NEW YORK – While “financial conditions have improved considerably,” and no global financial collapse occurred, the severe fallout from the financial crisis should prompt policymakers “to take action to reduce the probability and severity of any future crises,” Federal Reserve Board Chairman Ben S. Bernanke said today.
“Although the crisis was an extraordinarily complex event with multiple causes, weaknesses in the risk-management practices of many financial firms, together with insufficient buffers of capital and liquidity, were clearly an important factor,” Bernanke said at a Federal Reserve Bank of Boston conference, according to prepared text released by the Fed. He added, “regulators and supervisors did not identify and remedy many of those weaknesses in a timely way. Accordingly, all financial regulators, including of course the Federal Reserve, must take a hard look at the experience of the past two years, correct identified shortcomings, and improve future performance.”
The Fed, he said, wants to “ensure that large, systemically critical financial institutions hold more and higher-quality capital, improve their risk-management practices, have more robust liquidity management, employ compensation structures that provide appropriate performance and risk-taking incentives, and deal fairly with consumers.” Efforts are also being made to beef up oversight and enforcement, “particularly at the firmwide level, and we are augmenting our traditional microprudential, or firm-specific, methods of oversight with a more macroprudential, or systemwide, approach that should help us better anticipate and mitigate broader threats to financial stability.”

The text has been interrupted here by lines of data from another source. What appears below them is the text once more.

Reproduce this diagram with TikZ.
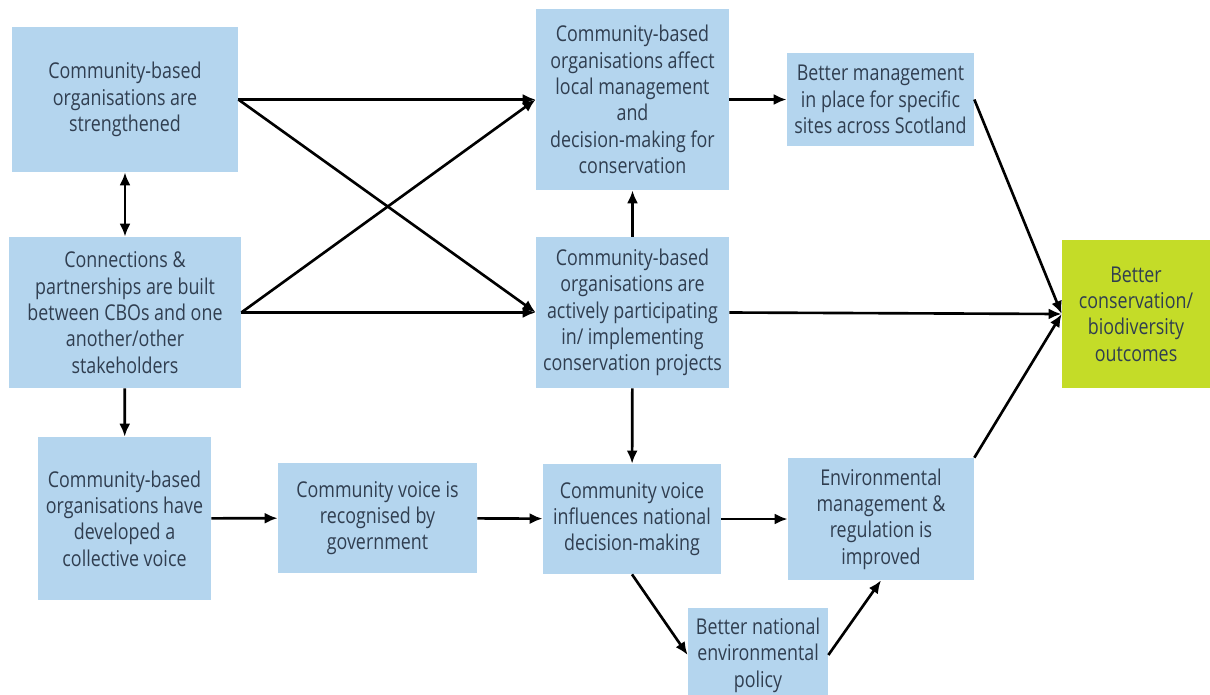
\documentclass[tikz,border=0pt]{standalone}
\usepackage{fontspec}
\setmainfont{Open Sans}[FakeStretch=0.82]
\usetikzlibrary{arrows.meta}
\definecolor{boxblue}{RGB}{180,213,238}
\definecolor{boxgreen}{RGB}{196,220,40}
\definecolor{boxtext}{RGB}{48,62,80}
\tikzset{
	box/.style={fill=boxblue, text=boxtext, align=center, inner sep=0pt, font=\fontsize{12.4}{15}\selectfont},
	goal/.style={box, fill=boxgreen},
	arr/.style={line width=1.5pt, -{Latex[length=2.6mm,width=2.2mm]}},
	dblarr/.style={line width=1.5pt, {Latex[length=2.6mm,width=2.2mm]}-{Latex[length=2.6mm,width=2.2mm]}}
}

\begin{document}
\begin{tikzpicture}[x=0.02cm, y=-0.02cm]
		%%%%% START %%%%%
		
		\useasboundingbox[fill=white] (0, 0) rectangle (1210, 694);
		
		% left column
		\node[box, minimum width=4.52cm, minimum height=2.9cm] (strong) at (125, 99.5) {Community-based\\organisations are\\strengthened};
		\node[box, minimum width=4.64cm, minimum height=3.02cm] (partner) at (125, 312.5) {Connections \&\\partnerships are built\\between CBOs and one\\another/other\\stakeholders};
		\node[box, minimum width=3.46cm, minimum height=3.26cm] (collective) at (124.5, 518.5) {Community-based\\organisations have\\developed a\\collective voice};
		
		% bottom row
		\node[box, minimum width=3.98cm, minimum height=2.2cm] (recognised) at (377.5, 518) {Community voice is\\recognised by\\government};
		\node[box, minimum width=3.56cm, minimum height=2.2cm] (influence) at (632, 519) {Community voice\\influences national\\decision-making};
		\node[box, minimum width=2.8cm, minimum height=1.88cm] (policy) at (758, 655) {Better national\\environmental\\policy};
		\node[box, minimum width=3.72cm, minimum height=2.44cm] (regulation) at (881, 519) {Environmental\\management \&\\regulation is\\improved};
		
		% middle column
		\node[box, minimum width=3.86cm, minimum height=3.62cm] (local) at (632.5, 99.5) {Community-based\\organisations affect\\local management\\and\\decision-making for\\conservation};
		\node[box, minimum width=3.86cm, minimum height=3.02cm] (active) at (632.5, 312.5) {Community-based\\organisations are\\actively participating\\in/ implementing\\conservation projects};
		\node[box, minimum width=3.74cm, minimum height=1.86cm] (sites) at (880.5, 99.5) {Better management\\in place for specific\\sites across Scotland};
		
		% outcome
		\node[goal, minimum width=2.96cm, minimum height=2.96cm] (outcome) at (1136, 314) {Better\\conservation/\\biodiversity\\outcomes};
		
		% links
		\draw[dblarr] (strong) -- (partner);
		\draw[arr] (strong.east) -- (local.west);
		\draw[arr] (strong.east) -- (active.west);
		\draw[arr] (partner.east) -- (local.west);
		\draw[arr] (partner.east) -- (active.west);
		\draw[arr] (partner) -- (collective);
		\draw[arr] (collective) -- (recognised);
		\draw[arr] (recognised) -- (influence);
		\draw[arr] (active) -- (local);
		\draw[arr] (active) -- (influence);
		\draw[arr] (local) -- (sites);
		\draw[arr] (influence) -- (regulation);
		\draw[arr] (influence.south) -- (policy.west);
		\draw[arr] (policy.east) -- (regulation.south);
		\draw[arr] (sites.east) -- (outcome.west);
		\draw[arr] (active.east) -- (outcome.west);
		\draw[arr] (regulation.north east) -- (outcome.west);
		
		%%%%% END %%%%%
	\end{tikzpicture}
\end{document}
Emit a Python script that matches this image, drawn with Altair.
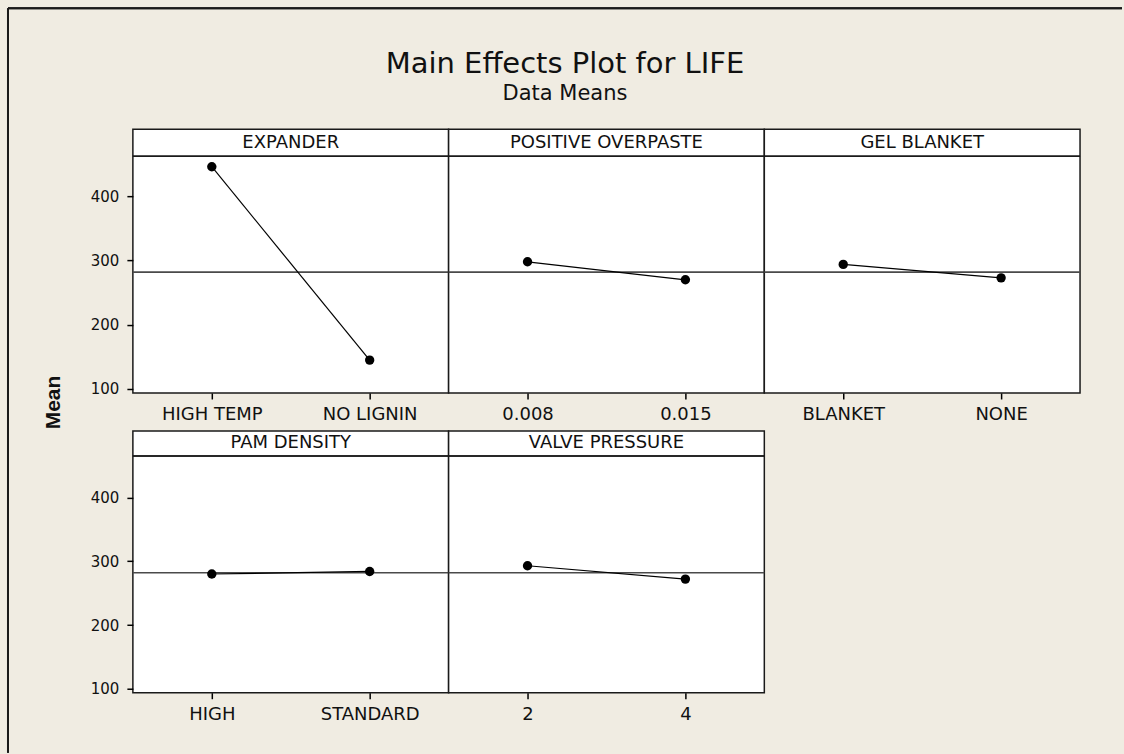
import altair as alt
import pandas as pd

# Main effects of each factor on LIFE (data means)
factors = ["EXPANDER", "POSITIVE OVERPASTE", "GEL BLANKET", "PAM DENSITY", "VALVE PRESSURE"]
levels = [
    ["HIGH TEMP", "NO LIGNIN"],
    ["0.008", "0.015"],
    ["BLANKET", "NONE"],
    ["HIGH", "STANDARD"],
    ["2", "4"],
]
means = [
    [446, 145],
    [298, 270],
    [294, 273],
    [280, 284],
    [293, 272],
]
grand_mean = 282
y_ticks = [100, 200, 300, 400]

# Layout / style constants
Y_DOMAIN = [93.8, 504.4]   # top part of each panel holds the factor header
PANEL_W = 316
FONT = "DejaVu Sans"
BG = "#F0ECE2"


def make_panel(i, height, header_h, left, top_left=False):
    df = pd.DataFrame({"level": levels[i], "mean": means[i]})
    yscale = alt.Scale(domain=Y_DOMAIN, nice=False, zero=False)

    x = alt.X(
        "level:N",
        scale=alt.Scale(type="point", domain=levels[i], padding=0.5),
        axis=alt.Axis(
            title=None, domain=False, grid=False, labelAngle=0,
            tickSize=6, tickColor="black", tickWidth=1.5,
            labelFont=FONT, labelFontSize=18, labelColor="#111111",
            labelPadding=7,
        ),
    )

    if left:
        axis_kw = dict(
            values=y_ticks, domain=False, grid=False,
            tickSize=6, tickColor="black", tickWidth=1.5,
            labelFont=FONT, labelFontSize=15, labelColor="#111111",
            labelPadding=8,
        )
        if top_left:
            axis_kw.update(
                title="Mean", titleX=-69, titleY=273, titleAngle=270,
                titleAlign="center", titleBaseline="bottom",
                titleFont="Liberation Sans", titleFontSize=21,
                titleFontWeight="bold", titleColor="#111111",
            )
        else:
            axis_kw.update(title="")
        yaxis = alt.Axis(**axis_kw)
    else:
        yaxis = None

    y = alt.Y("mean:Q", scale=yscale, axis=yaxis)

    ref = alt.Chart(pd.DataFrame({"grand": [grand_mean]})).mark_rule(
        color="#4a4a4a", strokeWidth=1.6
    ).encode(y=alt.Y("grand:Q", scale=yscale, axis=yaxis))

    base = alt.Chart(df)
    line = base.mark_line(color="black", strokeWidth=1.2).encode(x=x, y=y)
    pts = base.mark_circle(size=88, color="black", opacity=1).encode(x=x, y=y)

    header_line = alt.Chart(df).mark_rule(color="#1a1a1a", strokeWidth=1.5).encode(
        x=alt.value(0), x2=alt.value(PANEL_W), y=alt.value(header_h)
    )
    header_text = alt.Chart(pd.DataFrame({"factor": [factors[i]]})).mark_text(
        font=FONT, fontSize=18, color="#111111", align="center", baseline="middle"
    ).encode(
        text="factor:N", x=alt.value(PANEL_W / 2), y=alt.value(header_h / 2)
    )

    layers = [ref, line, pts, header_line, header_text]

    if top_left:
        # window frame along the top and left edges
        frame_v = alt.Chart(df).mark_rule(color="#1a1a1a", strokeWidth=2).encode(
            x=alt.value(-125), y=alt.value(-121), y2=alt.value(624)
        )
        frame_h = alt.Chart(df).mark_rule(color="#1a1a1a", strokeWidth=2).encode(
            x=alt.value(-125), x2=alt.value(990), y=alt.value(-121)
        )
        layers += [frame_v, frame_h]

    return alt.layer(*layers).properties(width=PANEL_W, height=height)


panels = [
    make_panel(0, 264, 27, left=True, top_left=True),
    make_panel(1, 264, 27, left=False),
    make_panel(2, 264, 27, left=False),
    make_panel(3, 262, 25, left=True),
    make_panel(4, 262, 25, left=False),
]

chart = alt.concat(
    *panels,
    columns=3,
    spacing=alt.RowColnumber(row=38, column=0),
    bounds="flush",
).properties(
    title=alt.TitleParams(
        text="Main Effects Plot for LIFE",
        subtitle="Data Means",
        anchor="middle",
        frame="bounds",
        font=FONT,
        fontSize=29,
        fontWeight="normal",
        color="#111111",
        subtitleFont=FONT,
        subtitleFontSize=21,
        subtitleColor="#111111",
        subtitlePadding=5,
        offset=-98,
    ),
    background=BG,
    padding={"left": 6, "top": 6, "right": 0, "bottom": 0},
).configure_view(
    stroke="#1a1a1a", strokeWidth=1.5, fill="white"
)

chart.save("out.html", embed_options={"renderer": "svg", "actions": False})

Bernanke said Congress must also act. “We have seen numerous instances when weaknesses and gaps in the regulatory structure itself contributed to the crisis, many of which can only be addressed by statutory change. Notably, to promote financial stability and to address the extremely serious problem posed by firms perceived as ‘too big to fail,’ legislative action is needed to create new mechanisms for oversight of the financial system as a whole; to ensure that all systemically important financial firms are subject to effective consolidated supervision; and to establish procedures for winding down a failing, systemically critical institution without seriously damaging the financial system and the economy.”